STATED TASK: Extract the listing in its entirety, keeping each line identical to the original.

SOURCE DATA:

----------------------------------------

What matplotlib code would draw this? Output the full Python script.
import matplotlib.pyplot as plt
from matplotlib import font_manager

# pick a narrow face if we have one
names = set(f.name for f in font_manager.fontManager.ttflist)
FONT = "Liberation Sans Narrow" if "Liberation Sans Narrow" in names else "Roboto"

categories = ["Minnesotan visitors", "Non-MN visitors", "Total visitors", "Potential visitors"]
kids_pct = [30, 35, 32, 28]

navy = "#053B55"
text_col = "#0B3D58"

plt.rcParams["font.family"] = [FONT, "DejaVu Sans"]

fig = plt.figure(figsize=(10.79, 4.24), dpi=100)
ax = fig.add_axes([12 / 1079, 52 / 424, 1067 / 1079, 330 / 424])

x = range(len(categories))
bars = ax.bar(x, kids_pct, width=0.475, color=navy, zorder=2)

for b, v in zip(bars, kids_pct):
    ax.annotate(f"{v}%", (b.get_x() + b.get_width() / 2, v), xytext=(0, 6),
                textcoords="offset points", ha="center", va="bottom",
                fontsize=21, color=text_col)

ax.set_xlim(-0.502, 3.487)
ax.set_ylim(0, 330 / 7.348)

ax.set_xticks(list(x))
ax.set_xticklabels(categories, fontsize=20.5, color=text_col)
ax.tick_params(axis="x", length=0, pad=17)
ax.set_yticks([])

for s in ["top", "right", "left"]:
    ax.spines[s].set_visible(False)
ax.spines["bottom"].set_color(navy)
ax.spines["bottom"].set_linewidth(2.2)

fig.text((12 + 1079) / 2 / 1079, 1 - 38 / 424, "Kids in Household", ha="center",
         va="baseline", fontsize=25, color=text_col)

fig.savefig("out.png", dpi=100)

----------------------------------------

RESPONSE TO THE TASK:
What matplotlib code would draw this? Output the full Python script.
import matplotlib.pyplot as plt
from matplotlib import font_manager

# pick a narrow face if we have one
names = set(f.name for f in font_manager.fontManager.ttflist)
FONT = "Liberation Sans Narrow" if "Liberation Sans Narrow" in names else "Roboto"

categories = ["Minnesotan visitors", "Non-MN visitors", "Total visitors", "Potential visitors"]
kids_pct = [30, 35, 32, 28]

navy = "#053B55"
text_col = "#0B3D58"

plt.rcParams["font.family"] = [FONT, "DejaVu Sans"]

fig = plt.figure(figsize=(10.79, 4.24), dpi=100)
ax = fig.add_axes([12 / 1079, 52 / 424, 1067 / 1079, 330 / 424])

x = range(len(categories))
bars = ax.bar(x, kids_pct, width=0.475, color=navy, zorder=2)

for b, v in zip(bars, kids_pct):
    ax.annotate(f"{v}%", (b.get_x() + b.get_width() / 2, v), xytext=(0, 6),
                textcoords="offset points", ha="center", va="bottom",
                fontsize=21, color=text_col)

ax.set_xlim(-0.502, 3.487)
ax.set_ylim(0, 330 / 7.348)

ax.set_xticks(list(x))
ax.set_xticklabels(categories, fontsize=20.5, color=text_col)
ax.tick_params(axis="x", length=0, pad=17)
ax.set_yticks([])

for s in ["top", "right", "left"]:
    ax.spines[s].set_visible(False)
ax.spines["bottom"].set_color(navy)
ax.spines["bottom"].set_linewidth(2.2)

fig.text((12 + 1079) / 2 / 1079, 1 - 38 / 424, "Kids in Household", ha="center",
         va="baseline", fontsize=25, color=text_col)

fig.savefig("out.png", dpi=100)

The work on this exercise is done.